Police and the security services have foiled a terrorist plot to launch a poison gas attack in Britain.
A plan to use a highly toxic chemical called osmium tetroxide was uncovered after communications between terror suspects were monitored.
The chemical compound, which can be bought on the Internet for £17 a gram, attacks the eyes, turns the skin black and causes victims to choke to death in agony.
Anti-terror chiefs fear the target for an attack could have been the London Underground system, Gatwick Airport or a crowded public area such as a shopping centre.
Experts say the chemical could have been "piggy-backed" on to a conventional bomb which would disperse the invisible fumes into a crowd of people.
As they died victims would have suffered asthma-like symptoms known as "dryland drowning".
Suspects' conversations were eavesdropped at the GCHQ electronic listening centre and police moved to disrupt the alleged plot at an early stage before any osmium tetroxide was obtained.
While al Qaida has included plans for chemical attacks in training manuals, it has so far used conventional devices and the use of poison gas would have marked a new departure in its strategy for causing chaos.
Andy Oppenheimer, a nuclear, biological and chemical weapons expert for Jane's Information Group, said osmium tetroxide was an unusual choice as a chemical weapon but it could kill.
He said if terrorists were going to use it they would be likely to do so in a small bomb in a confined space.
"You can't get hold of barrels of this stuff but if you were going to set off a small device and frighten people you wouldn't really require that," he said.
"You don't think of it being used in a bomb, but you would get dispersal of the chemical in a bomb and in an enclosed space it would harm people. If people breathed in enough gas in an enclosed space they could die."
Mr Oppenheimer said the main impact of such a bomb would be to spread panic.
"It would be used to up the ante, to frighten people. It's just the very idea that anything could be used even if it was a common chemical.

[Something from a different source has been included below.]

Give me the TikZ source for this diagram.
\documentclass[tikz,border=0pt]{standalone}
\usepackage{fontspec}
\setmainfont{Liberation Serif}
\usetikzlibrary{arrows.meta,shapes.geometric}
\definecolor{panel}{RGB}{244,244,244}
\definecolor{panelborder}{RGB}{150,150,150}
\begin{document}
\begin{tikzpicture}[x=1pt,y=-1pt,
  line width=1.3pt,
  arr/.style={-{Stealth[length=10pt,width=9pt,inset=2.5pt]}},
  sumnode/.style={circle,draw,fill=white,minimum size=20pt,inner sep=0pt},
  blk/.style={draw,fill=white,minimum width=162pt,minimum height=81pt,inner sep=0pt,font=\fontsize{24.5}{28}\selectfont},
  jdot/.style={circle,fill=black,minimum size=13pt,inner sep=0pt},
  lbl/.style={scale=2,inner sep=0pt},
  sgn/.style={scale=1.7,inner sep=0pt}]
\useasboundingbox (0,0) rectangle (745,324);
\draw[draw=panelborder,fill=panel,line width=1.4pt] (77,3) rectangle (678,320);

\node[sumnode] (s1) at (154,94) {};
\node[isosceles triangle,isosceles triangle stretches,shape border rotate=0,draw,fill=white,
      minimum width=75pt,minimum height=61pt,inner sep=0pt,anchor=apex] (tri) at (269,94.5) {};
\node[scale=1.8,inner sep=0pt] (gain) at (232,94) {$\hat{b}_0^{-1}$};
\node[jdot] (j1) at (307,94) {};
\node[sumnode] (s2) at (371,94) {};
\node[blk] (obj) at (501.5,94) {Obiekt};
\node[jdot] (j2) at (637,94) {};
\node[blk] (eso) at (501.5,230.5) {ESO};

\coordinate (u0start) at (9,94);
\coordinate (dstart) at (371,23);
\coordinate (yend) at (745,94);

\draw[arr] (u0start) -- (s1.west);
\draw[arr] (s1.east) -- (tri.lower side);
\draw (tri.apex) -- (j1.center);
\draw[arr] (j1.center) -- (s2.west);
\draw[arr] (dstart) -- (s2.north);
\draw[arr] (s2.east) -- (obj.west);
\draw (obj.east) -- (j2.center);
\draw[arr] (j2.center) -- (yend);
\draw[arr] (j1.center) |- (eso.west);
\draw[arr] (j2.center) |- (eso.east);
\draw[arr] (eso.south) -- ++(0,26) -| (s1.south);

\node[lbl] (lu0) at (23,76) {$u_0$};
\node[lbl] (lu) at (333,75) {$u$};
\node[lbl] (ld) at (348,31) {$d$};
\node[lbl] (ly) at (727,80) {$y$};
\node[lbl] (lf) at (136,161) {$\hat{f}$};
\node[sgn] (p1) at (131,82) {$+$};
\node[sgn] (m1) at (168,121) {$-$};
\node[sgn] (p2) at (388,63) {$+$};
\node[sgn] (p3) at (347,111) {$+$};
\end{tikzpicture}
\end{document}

"There really is a growing threat of terrorists getting hold of this sort of material.
"There are so many chemicals that could be used."
Conservative homeland security spokesman Patrick Mercer said: "There is no doubt that terrorists are very keen on looking at biological and chemical weapons."
Liberal Democrat leader Charles Kennedy said reports of the plot were "very troubling".
"It is reassuring at the same time, obviously, that apparently the security and intelligence services have been able to foil something," he said.
"Thank goodness success appears to have been achieved."
But the security services faced an "almost impossible conundrum", added Mr Kennedy. "You want to be able to inform people for reassurance purposes that the closest possible surveillance and infiltration does take place.
"You don't, of course, want to compromise your sources and at the same time you don't want to engender unnecessary alarm which cuts across our civil liberties."
Alastair Hay, professor of environmental toxicology at Leeds University, said there was a need for the Government to tell people what the risks of chemicals are.
He said: "There is a real need for the Government to engage with people and say that this is what could happen, what the response of the authorities would be and what should people do.
"The Government is probably nervous about worrying people but, equally, people get worried if they don't know what is going on."
l A 17-year-old arrested during a series of anti-terror raids across south-east England was charged yesterday with conspiracy to cause explosions. Extensions of the custody period have been granted for a further eight men held under the Terrorism Act.